**Given task**
Write out the full listing exactly as given, minus the images.

— START OF Collected material —

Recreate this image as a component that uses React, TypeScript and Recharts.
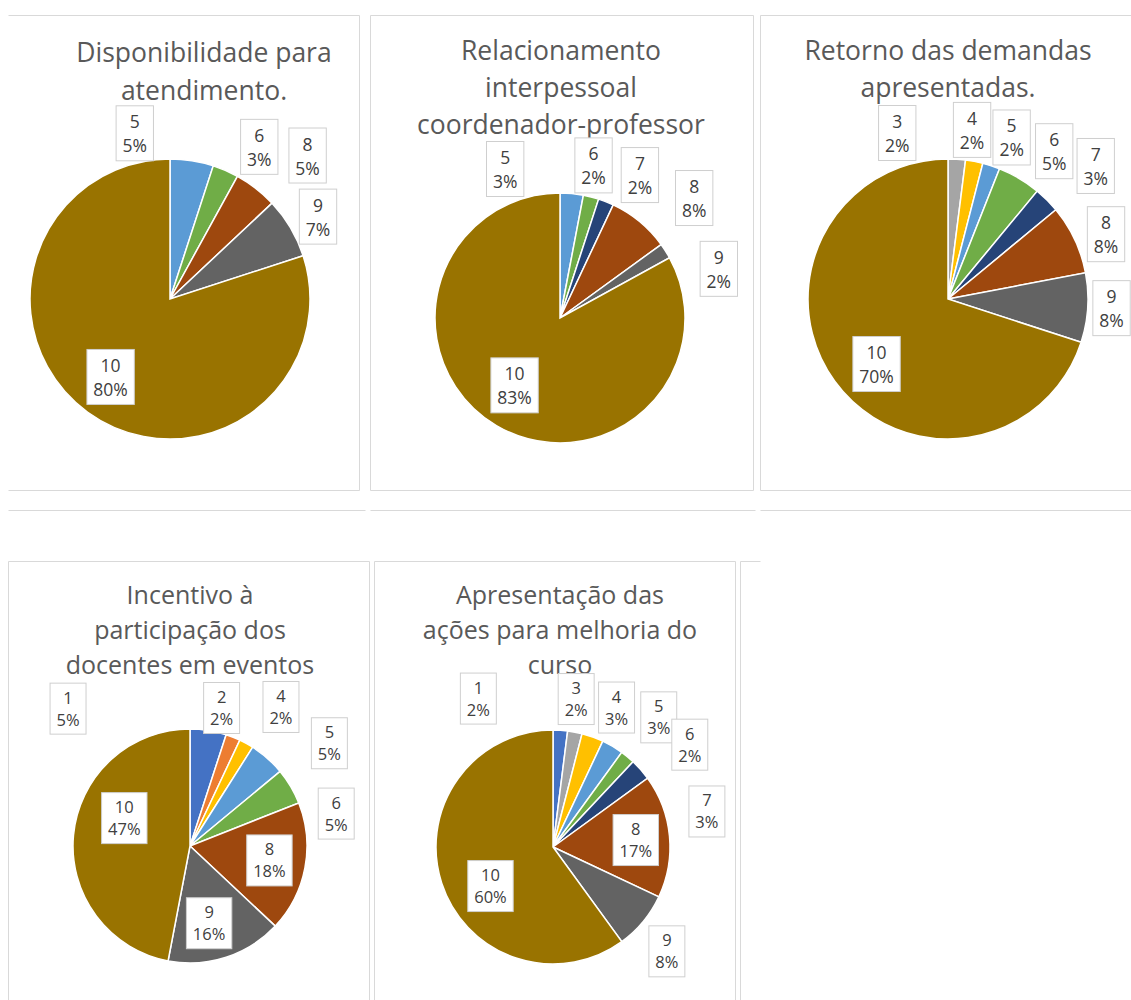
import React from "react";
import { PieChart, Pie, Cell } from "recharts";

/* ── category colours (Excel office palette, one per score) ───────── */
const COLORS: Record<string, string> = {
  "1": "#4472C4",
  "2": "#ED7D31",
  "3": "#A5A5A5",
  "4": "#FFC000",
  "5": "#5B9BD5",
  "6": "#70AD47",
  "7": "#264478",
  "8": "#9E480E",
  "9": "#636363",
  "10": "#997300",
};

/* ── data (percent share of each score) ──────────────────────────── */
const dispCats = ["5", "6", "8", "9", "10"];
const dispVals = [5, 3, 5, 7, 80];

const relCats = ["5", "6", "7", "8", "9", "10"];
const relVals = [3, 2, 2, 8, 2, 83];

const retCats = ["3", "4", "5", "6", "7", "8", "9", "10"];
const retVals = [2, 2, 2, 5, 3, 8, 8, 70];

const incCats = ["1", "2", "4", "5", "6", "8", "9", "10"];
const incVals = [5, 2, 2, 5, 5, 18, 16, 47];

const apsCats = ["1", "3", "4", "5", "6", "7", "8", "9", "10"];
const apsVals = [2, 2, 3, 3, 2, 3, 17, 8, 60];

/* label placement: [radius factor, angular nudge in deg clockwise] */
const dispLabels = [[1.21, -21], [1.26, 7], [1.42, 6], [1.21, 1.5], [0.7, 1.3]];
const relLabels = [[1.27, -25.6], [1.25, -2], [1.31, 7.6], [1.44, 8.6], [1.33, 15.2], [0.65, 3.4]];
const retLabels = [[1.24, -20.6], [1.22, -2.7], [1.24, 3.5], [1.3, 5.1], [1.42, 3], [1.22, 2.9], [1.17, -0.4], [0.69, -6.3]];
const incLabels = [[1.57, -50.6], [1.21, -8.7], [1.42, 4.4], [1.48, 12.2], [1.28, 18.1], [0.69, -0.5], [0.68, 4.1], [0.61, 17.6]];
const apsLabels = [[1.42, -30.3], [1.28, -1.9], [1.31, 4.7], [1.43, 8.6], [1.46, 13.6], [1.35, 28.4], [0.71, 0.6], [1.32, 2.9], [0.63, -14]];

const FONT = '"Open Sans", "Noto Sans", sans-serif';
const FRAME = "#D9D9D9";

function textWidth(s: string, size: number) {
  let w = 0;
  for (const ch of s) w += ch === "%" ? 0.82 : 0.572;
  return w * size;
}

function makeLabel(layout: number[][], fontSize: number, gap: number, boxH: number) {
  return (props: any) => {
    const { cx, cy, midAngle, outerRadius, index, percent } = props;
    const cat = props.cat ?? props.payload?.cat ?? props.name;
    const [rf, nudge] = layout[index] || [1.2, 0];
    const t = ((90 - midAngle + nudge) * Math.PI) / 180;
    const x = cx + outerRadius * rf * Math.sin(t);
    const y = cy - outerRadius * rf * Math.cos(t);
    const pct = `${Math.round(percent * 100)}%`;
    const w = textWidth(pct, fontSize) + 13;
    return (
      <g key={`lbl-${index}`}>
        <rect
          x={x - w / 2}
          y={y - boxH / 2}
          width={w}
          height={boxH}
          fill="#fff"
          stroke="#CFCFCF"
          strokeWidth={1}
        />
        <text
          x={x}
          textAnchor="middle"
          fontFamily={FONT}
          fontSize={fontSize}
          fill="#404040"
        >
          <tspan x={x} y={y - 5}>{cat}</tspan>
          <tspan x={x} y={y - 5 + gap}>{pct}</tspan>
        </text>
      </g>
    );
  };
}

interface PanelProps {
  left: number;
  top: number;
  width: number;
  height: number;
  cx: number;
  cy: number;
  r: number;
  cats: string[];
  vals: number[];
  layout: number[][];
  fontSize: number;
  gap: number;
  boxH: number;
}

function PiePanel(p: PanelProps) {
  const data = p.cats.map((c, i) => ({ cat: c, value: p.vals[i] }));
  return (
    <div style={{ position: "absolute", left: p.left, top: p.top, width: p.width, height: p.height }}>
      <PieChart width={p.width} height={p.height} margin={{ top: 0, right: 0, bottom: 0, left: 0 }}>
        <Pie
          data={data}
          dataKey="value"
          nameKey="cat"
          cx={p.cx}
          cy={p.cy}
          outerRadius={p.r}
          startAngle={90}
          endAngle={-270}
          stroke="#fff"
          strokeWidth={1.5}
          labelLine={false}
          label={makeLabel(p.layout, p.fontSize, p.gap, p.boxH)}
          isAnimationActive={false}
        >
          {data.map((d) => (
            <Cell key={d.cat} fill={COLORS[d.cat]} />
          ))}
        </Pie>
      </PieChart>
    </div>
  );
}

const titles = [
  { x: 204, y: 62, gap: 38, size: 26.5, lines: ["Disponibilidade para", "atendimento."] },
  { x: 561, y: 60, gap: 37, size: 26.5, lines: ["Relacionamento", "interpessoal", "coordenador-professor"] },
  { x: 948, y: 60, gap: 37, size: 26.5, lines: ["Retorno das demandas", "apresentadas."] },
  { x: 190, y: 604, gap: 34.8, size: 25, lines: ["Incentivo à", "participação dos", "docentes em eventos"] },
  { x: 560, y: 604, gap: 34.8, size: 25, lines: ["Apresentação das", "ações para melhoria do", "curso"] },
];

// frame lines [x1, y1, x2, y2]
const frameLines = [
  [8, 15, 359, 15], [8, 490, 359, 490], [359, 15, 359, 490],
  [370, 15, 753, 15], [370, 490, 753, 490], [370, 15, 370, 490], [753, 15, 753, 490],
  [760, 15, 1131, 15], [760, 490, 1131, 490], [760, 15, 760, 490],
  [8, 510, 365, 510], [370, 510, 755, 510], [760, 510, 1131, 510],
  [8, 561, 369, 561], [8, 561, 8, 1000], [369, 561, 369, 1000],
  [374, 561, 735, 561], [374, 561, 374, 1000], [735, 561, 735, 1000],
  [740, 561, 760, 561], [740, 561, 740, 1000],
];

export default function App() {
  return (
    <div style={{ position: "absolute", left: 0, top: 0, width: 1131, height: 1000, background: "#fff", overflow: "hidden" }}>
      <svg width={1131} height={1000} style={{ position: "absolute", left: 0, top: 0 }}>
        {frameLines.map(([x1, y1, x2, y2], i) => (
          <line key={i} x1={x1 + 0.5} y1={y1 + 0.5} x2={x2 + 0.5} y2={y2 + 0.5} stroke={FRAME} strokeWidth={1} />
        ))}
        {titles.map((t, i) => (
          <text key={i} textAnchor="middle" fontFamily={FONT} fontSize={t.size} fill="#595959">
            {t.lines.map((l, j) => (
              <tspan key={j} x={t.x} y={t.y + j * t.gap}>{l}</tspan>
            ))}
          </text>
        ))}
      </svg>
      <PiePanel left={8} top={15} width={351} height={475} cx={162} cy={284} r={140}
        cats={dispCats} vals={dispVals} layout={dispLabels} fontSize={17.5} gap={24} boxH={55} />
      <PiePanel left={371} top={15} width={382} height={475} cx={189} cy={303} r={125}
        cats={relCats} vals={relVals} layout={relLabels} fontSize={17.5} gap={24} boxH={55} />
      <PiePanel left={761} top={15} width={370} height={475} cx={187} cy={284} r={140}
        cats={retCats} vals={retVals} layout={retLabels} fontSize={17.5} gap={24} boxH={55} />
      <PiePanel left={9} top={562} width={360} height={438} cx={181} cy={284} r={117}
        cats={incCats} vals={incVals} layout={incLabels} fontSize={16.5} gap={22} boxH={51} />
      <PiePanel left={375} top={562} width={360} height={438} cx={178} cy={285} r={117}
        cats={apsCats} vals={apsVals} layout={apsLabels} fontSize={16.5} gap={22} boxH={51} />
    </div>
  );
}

— END OF Collected material —

**Correct output**
Recreate this image as a component that uses React, TypeScript and Recharts.
import React from "react";
import { PieChart, Pie, Cell } from "recharts";

/* ── category colours (Excel office palette, one per score) ───────── */
const COLORS: Record<string, string> = {
  "1": "#4472C4",
  "2": "#ED7D31",
  "3": "#A5A5A5",
  "4": "#FFC000",
  "5": "#5B9BD5",
  "6": "#70AD47",
  "7": "#264478",
  "8": "#9E480E",
  "9": "#636363",
  "10": "#997300",
};

/* ── data (percent share of each score) ──────────────────────────── */
const dispCats = ["5", "6", "8", "9", "10"];
const dispVals = [5, 3, 5, 7, 80];

const relCats = ["5", "6", "7", "8", "9", "10"];
const relVals = [3, 2, 2, 8, 2, 83];

const retCats = ["3", "4", "5", "6", "7", "8", "9", "10"];
const retVals = [2, 2, 2, 5, 3, 8, 8, 70];

const incCats = ["1", "2", "4", "5", "6", "8", "9", "10"];
const incVals = [5, 2, 2, 5, 5, 18, 16, 47];

const apsCats = ["1", "3", "4", "5", "6", "7", "8", "9", "10"];
const apsVals = [2, 2, 3, 3, 2, 3, 17, 8, 60];

/* label placement: [radius factor, angular nudge in deg clockwise] */
const dispLabels = [[1.21, -21], [1.26, 7], [1.42, 6], [1.21, 1.5], [0.7, 1.3]];
const relLabels = [[1.27, -25.6], [1.25, -2], [1.31, 7.6], [1.44, 8.6], [1.33, 15.2], [0.65, 3.4]];
const retLabels = [[1.24, -20.6], [1.22, -2.7], [1.24, 3.5], [1.3, 5.1], [1.42, 3], [1.22, 2.9], [1.17, -0.4], [0.69, -6.3]];
const incLabels = [[1.57, -50.6], [1.21, -8.7], [1.42, 4.4], [1.48, 12.2], [1.28, 18.1], [0.69, -0.5], [0.68, 4.1], [0.61, 17.6]];
const apsLabels = [[1.42, -30.3], [1.28, -1.9], [1.31, 4.7], [1.43, 8.6], [1.46, 13.6], [1.35, 28.4], [0.71, 0.6], [1.32, 2.9], [0.63, -14]];

const FONT = '"Open Sans", "Noto Sans", sans-serif';
const FRAME = "#D9D9D9";

function textWidth(s: string, size: number) {
  let w = 0;
  for (const ch of s) w += ch === "%" ? 0.82 : 0.572;
  return w * size;
}

function makeLabel(layout: number[][], fontSize: number, gap: number, boxH: number) {
  return (props: any) => {
    const { cx, cy, midAngle, outerRadius, index, percent } = props;
    const cat = props.cat ?? props.payload?.cat ?? props.name;
    const [rf, nudge] = layout[index] || [1.2, 0];
    const t = ((90 - midAngle + nudge) * Math.PI) / 180;
    const x = cx + outerRadius * rf * Math.sin(t);
    const y = cy - outerRadius * rf * Math.cos(t);
    const pct = `${Math.round(percent * 100)}%`;
    const w = textWidth(pct, fontSize) + 13;
    return (
      <g key={`lbl-${index}`}>
        <rect
          x={x - w / 2}
          y={y - boxH / 2}
          width={w}
          height={boxH}
          fill="#fff"
          stroke="#CFCFCF"
          strokeWidth={1}
        />
        <text
          x={x}
          textAnchor="middle"
          fontFamily={FONT}
          fontSize={fontSize}
          fill="#404040"
        >
          <tspan x={x} y={y - 5}>{cat}</tspan>
          <tspan x={x} y={y - 5 + gap}>{pct}</tspan>
        </text>
      </g>
    );
  };
}

interface PanelProps {
  left: number;
  top: number;
  width: number;
  height: number;
  cx: number;
  cy: number;
  r: number;
  cats: string[];
  vals: number[];
  layout: number[][];
  fontSize: number;
  gap: number;
  boxH: number;
}

function PiePanel(p: PanelProps) {
  const data = p.cats.map((c, i) => ({ cat: c, value: p.vals[i] }));
  return (
    <div style={{ position: "absolute", left: p.left, top: p.top, width: p.width, height: p.height }}>
      <PieChart width={p.width} height={p.height} margin={{ top: 0, right: 0, bottom: 0, left: 0 }}>
        <Pie
          data={data}
          dataKey="value"
          nameKey="cat"
          cx={p.cx}
          cy={p.cy}
          outerRadius={p.r}
          startAngle={90}
          endAngle={-270}
          stroke="#fff"
          strokeWidth={1.5}
          labelLine={false}
          label={makeLabel(p.layout, p.fontSize, p.gap, p.boxH)}
          isAnimationActive={false}
        >
          {data.map((d) => (
            <Cell key={d.cat} fill={COLORS[d.cat]} />
          ))}
        </Pie>
      </PieChart>
    </div>
  );
}

const titles = [
  { x: 204, y: 62, gap: 38, size: 26.5, lines: ["Disponibilidade para", "atendimento."] },
  { x: 561, y: 60, gap: 37, size: 26.5, lines: ["Relacionamento", "interpessoal", "coordenador-professor"] },
  { x: 948, y: 60, gap: 37, size: 26.5, lines: ["Retorno das demandas", "apresentadas."] },
  { x: 190, y: 604, gap: 34.8, size: 25, lines: ["Incentivo à", "participação dos", "docentes em eventos"] },
  { x: 560, y: 604, gap: 34.8, size: 25, lines: ["Apresentação das", "ações para melhoria do", "curso"] },
];

// frame lines [x1, y1, x2, y2]
const frameLines = [
  [8, 15, 359, 15], [8, 490, 359, 490], [359, 15, 359, 490],
  [370, 15, 753, 15], [370, 490, 753, 490], [370, 15, 370, 490], [753, 15, 753, 490],
  [760, 15, 1131, 15], [760, 490, 1131, 490], [760, 15, 760, 490],
  [8, 510, 365, 510], [370, 510, 755, 510], [760, 510, 1131, 510],
  [8, 561, 369, 561], [8, 561, 8, 1000], [369, 561, 369, 1000],
  [374, 561, 735, 561], [374, 561, 374, 1000], [735, 561, 735, 1000],
  [740, 561, 760, 561], [740, 561, 740, 1000],
];

export default function App() {
  return (
    <div style={{ position: "absolute", left: 0, top: 0, width: 1131, height: 1000, background: "#fff", overflow: "hidden" }}>
      <svg width={1131} height={1000} style={{ position: "absolute", left: 0, top: 0 }}>
        {frameLines.map(([x1, y1, x2, y2], i) => (
          <line key={i} x1={x1 + 0.5} y1={y1 + 0.5} x2={x2 + 0.5} y2={y2 + 0.5} stroke={FRAME} strokeWidth={1} />
        ))}
        {titles.map((t, i) => (
          <text key={i} textAnchor="middle" fontFamily={FONT} fontSize={t.size} fill="#595959">
            {t.lines.map((l, j) => (
              <tspan key={j} x={t.x} y={t.y + j * t.gap}>{l}</tspan>
            ))}
          </text>
        ))}
      </svg>
      <PiePanel left={8} top={15} width={351} height={475} cx={162} cy={284} r={140}
        cats={dispCats} vals={dispVals} layout={dispLabels} fontSize={17.5} gap={24} boxH={55} />
      <PiePanel left={371} top={15} width={382} height={475} cx={189} cy={303} r={125}
        cats={relCats} vals={relVals} layout={relLabels} fontSize={17.5} gap={24} boxH={55} />
      <PiePanel left={761} top={15} width={370} height={475} cx={187} cy={284} r={140}
        cats={retCats} vals={retVals} layout={retLabels} fontSize={17.5} gap={24} boxH={55} />
      <PiePanel left={9} top={562} width={360} height={438} cx={181} cy={284} r={117}
        cats={incCats} vals={incVals} layout={incLabels} fontSize={16.5} gap={22} boxH={51} />
      <PiePanel left={375} top={562} width={360} height={438} cx={178} cy={285} r={117}
        cats={apsCats} vals={apsVals} layout={apsLabels} fontSize={16.5} gap={22} boxH={51} />
    </div>
  );
}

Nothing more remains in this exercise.